New URI research offers a clearer picture of how pollution travels through the estuary.
Microplastics are everywhere in coastal waters—from tiny fibers shed by clothing to fragments of degraded packaging. But their abundance isn’t uniform across a place as dynamic as Narragansett Bay. New research from the University of Rhode Island is helping scientists understand where these particles accumulate, why hotspots form, and what that means for long-term coastal health.
On November 13, Sarah Davis, a postdoctoral research fellow at URI, and Victoria Fulfer, a microplastics scientist from The 5 Gyres Institute, shared new findings as part of Rhode Island Sea Grant’s Coastal State Discussion Series. Their combined work paints the most detailed picture to date of how microplastics move through the estuary—and where they ultimately end up.
A Bay-Wide Pattern
Davis and her team sampled surface waters throughout the Bay during three seasons—winter, spring, and summer/fall—over two years. Each site was sampled twice, resulting in 72 unique trawls. The pattern that emerged showed microplastic concentrations are significantly lower in the southern reaches of Narragansett Bay compared to the more urbanized northern waters.
“Our results suggest that freshwater rivers flowing through urban areas are likely accumulating microplastics and then depositing them into the bay,” Davis said. Her project, supported by Rhode Island Sea Grant, is the first to examine surface transport of microplastics, revealing how seasonal wind patterns influence where particles concentrate.
This is partly driven by the fact that the southern Bay has fewer people living along those shorelines, which means less plastic enters the water through stormwater runoff, wastewater systems, and everyday use. It is also closer in proximity to the open ocean, which helps flush surface waters more regularly, preventing microplastics from lingering.
In contrast, the northern Bay receives freshwater from rivers that flow through some of Rhode Island’s most populated areas. Those rivers carry a steady stream of microplastics into the estuary, creating concentrations that far exceed those found in the south.
But the study also revealed more nuanced seasonal patterns. During wetter months, increased river flows and stormwater runoff carried more microplastics into the bay, which tended to accumulate in the northern areas during summer and fall, when prevailing southerly winds kept them there. In winter, however, shifting northerly winds helped transport these plastics farther south, with the highest concentrations observed in the Western Passage.
“We’re seeing the highest recoveries of microplastics after periods of high river flow,” says Davis, pointing to unusually heavy rains in the summer and fall that boosted runoff during the first year of sampling. “We’re seeing a relationship between increased river flow and elevated concentrations of plastics, and where those plastics go is closely related to wind.”
Marshes as Microplastic Sinks
Fulfer’s research, which revealed that nearly 1,000 tons of microplastics are stored in the upper two inches of the seafloor, supports the same north–south trend. Microplastic pollution in the Bay has been steadily increasing since the 1950s, but the impact is not evenly distributed.

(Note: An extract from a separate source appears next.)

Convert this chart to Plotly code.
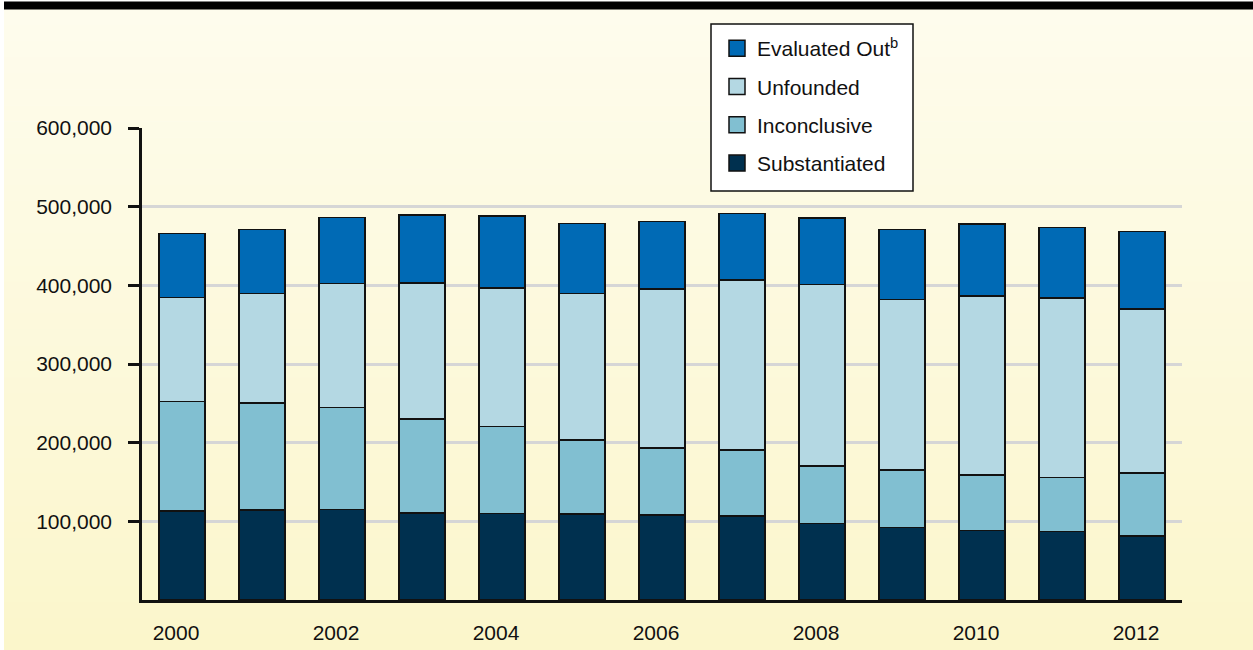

“Microplastic accumulation in Narragansett Bay still varies through space from north to south, but that variation has persisted throughout the last 70 years,” Fulfer said. “It’s exponentially increasing over time, and it varies based on the environment type.”
One of the most striking findings concerns the role of coastal marshes. Fulfer’s team found that marshes near dense population centers trap 10 to 50 times more microplastics than nearby seafloor sediments. Even marshes on Conanicut Island—far from the urban core—had higher concentrations than adjacent bottom waters.
These results suggest that salt marshes may function as long-term storage sites for microplastic pollution, with implications for habitat health and restoration.
What this Means for Rhode Island
Microplastics—defined as plastic particles smaller than 5 millimeters—have become a defining pollutant of modern oceans. Scientists have now found them in wildlife, drinking water, and even the human body, but their health effects remain uncertain.
What Davis and Fulfer’s work makes clear is that microplastics in Narragansett Bay are overwhelmingly land-based, carried downstream via rivers, storm drains, and wastewater systems—not simply litter from local shorelines.
“Targeted efforts to reduce urban runoff into freshwater rivers and to improve wastewater management during high river flow periods could be really effective in mitigating microplastic inputs into the bay,” Davis said.
This research adds important nuance to the growing body of knowledge on microplastics in coastal environments. For Rhode Island, it highlights both the challenges and opportunities ahead: protecting estuarine habitats that act as pollution filters, strengthening monitoring efforts, and reducing upstream sources before they reach the water.
Narragansett Bay’s health is shaped by the communities and watersheds that feed it. Understanding how microplastics move through this system is a crucial step toward managing pollution at its source and ensuring a cleaner, more resilient Bay for generations to come.